Pandas is the preferred library for the majority of programmers when working with datasets in Python since it offers a wide range of functions for data cleaning, analysis, and manipulation. You’ll have to use SQL if you incorporate a database into your program. A Pandas DataFrame can be loaded into a SQL database using the to_sql()
function in Pandas.
You will discover more about the read_sql()
method for Pandas and how to use it in this article.
Prerequisites of Pandas to_sql()
Before getting started, you need to have a few things set up on your computer. You need to have Python, Pandas, SQLAlchemy and SQLite and your favorite IDE set up to start coding.
Since SQLAlchemy and SQLite come bundled with the standard Python distribution, you only have to check for Pandas installation. If you do not have it installed by using the command:
pip install pandas
If you are using the Anaconda distribution use the command:
conda install pandas
In this tutorial, we’ll use the file-based database SQLite to set up a connection to a database, add a table, read data from the table, and modify it. This tutorial expects you to know some of the basic SQL commands.

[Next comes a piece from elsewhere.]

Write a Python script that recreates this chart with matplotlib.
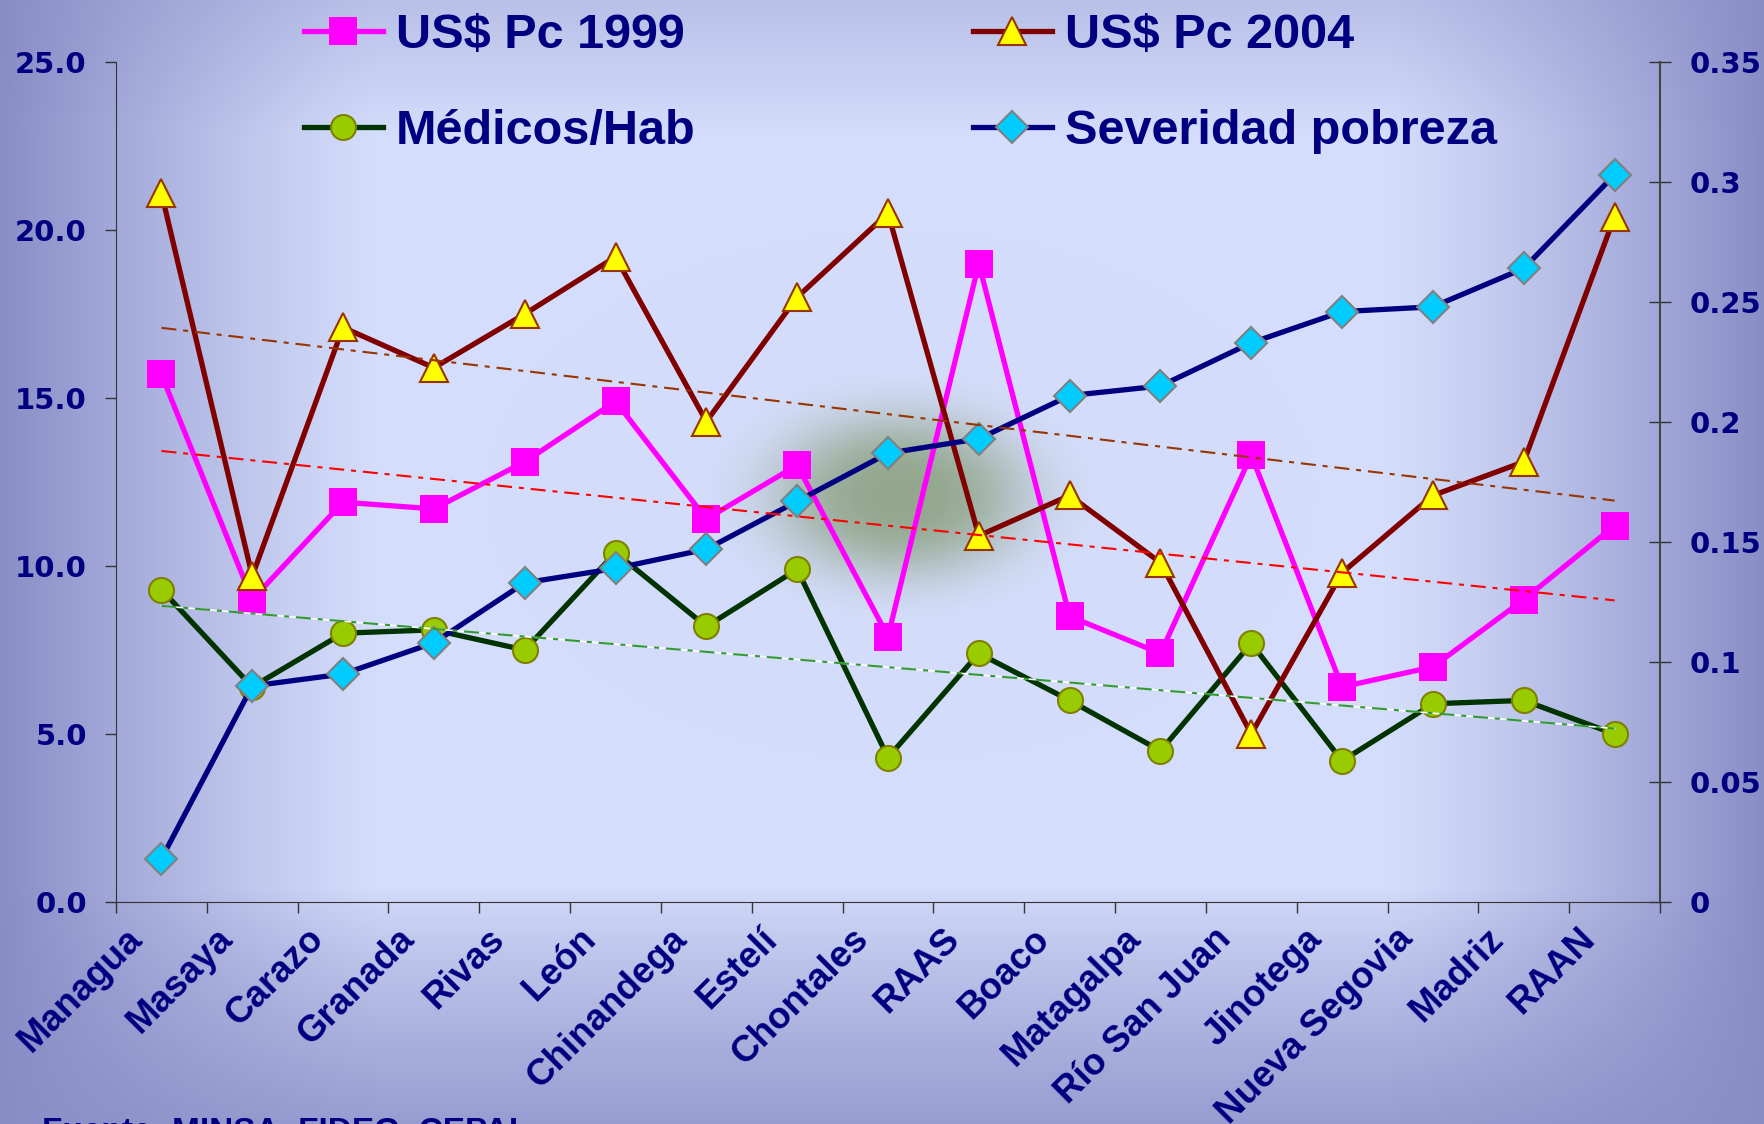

Recommended Read: How to use SQL in Python?
Syntax of Pandas to_sql()
DataFrame.to_sql(name, con, schema=None, if_exists='fail', index=True, index_label=None, chunksize=None, dtype=None, method=None)
Parameter | Description |
name | Name of SQL table |
con | Database connection string |
schema | Database schema |
if_exists | Specify what to do if the table already exists in the database |
index | Write the DataFrame index as a column |
index_label | Column label for index column(s). If None is given (default) and the index is True, then the index names are used |
chunksize | Specify the number of rows to be written at a time |
dtype | Specifying the datatype for columns |
method | Specify the SQL insertion clause |
Returns: Number of rows affected by to_sql.
Implementing the to_sql() method
You have now understood the syntax of the to_sql()
function. Let me now walk you through how to work with it.
Step 1: Creating a DataFrame
Let us first create a Pandas DataFrame.
import pandas as pd
# creating a pandas dataframe
data = {
'Name': ['David', 'Emily', 'Harry'],
'Marks': [84, 63, 92],
'Rank': [2, 3, 1]
}
df = pd.DataFrame(data)
df

Step 2: Establishing a database connection
from sqlite3 import connect
# create a database and connect to it
conn = connect("student_db.db")
curr = conn.cursor()
Here, we have created a database named ‘student_db.db’ in which we will now add a table as shown in the next step.
Step 3: Add a table to the database
# create a table
curr.execute('CREATE TABLE IF NOT EXISTS students (Name TEXT, Marks NUMBER, Rank NUMBER)')
# commit the query
conn.commit()
In the above code, we have created a table named ‘students’ with the required fields and their data types. Note that, the column names and their data types should match the ones in the Pandas DataFrame.
Step 4: Use the to_sql() function to write to the database
Now that you have created a DataFarme, established a connection to a database and also added a table to the database, you can use the Pandas to_sql()
function to write the DataFrame into the database.
# write the dataframe into the database table
df.to_sql('students', conn, if_exists='replace')
Here, the if_exists=’replace’ parameter indicates that replace the table if it already exists in the database.
Step 5: Fetch all the records from the table
You can verify if the DataFrame was successfully added to the database by fetching all the records from the database table.
# fetch all the records from the table
curr.execute('''SELECT * FROM students''')
for record in curr.fetchall():
print(record)
Output:
(0, 'David', 84, 2)
(1, 'Emily', 63, 3)
(2, 'Harry', 92, 1)
Conclusion
In this tutorial, you learned about the Pandas to_sql()
function that enables you to write records from a data frame to a SQL database. You saw the syntax of the function and also a step-by-step example of its implementation.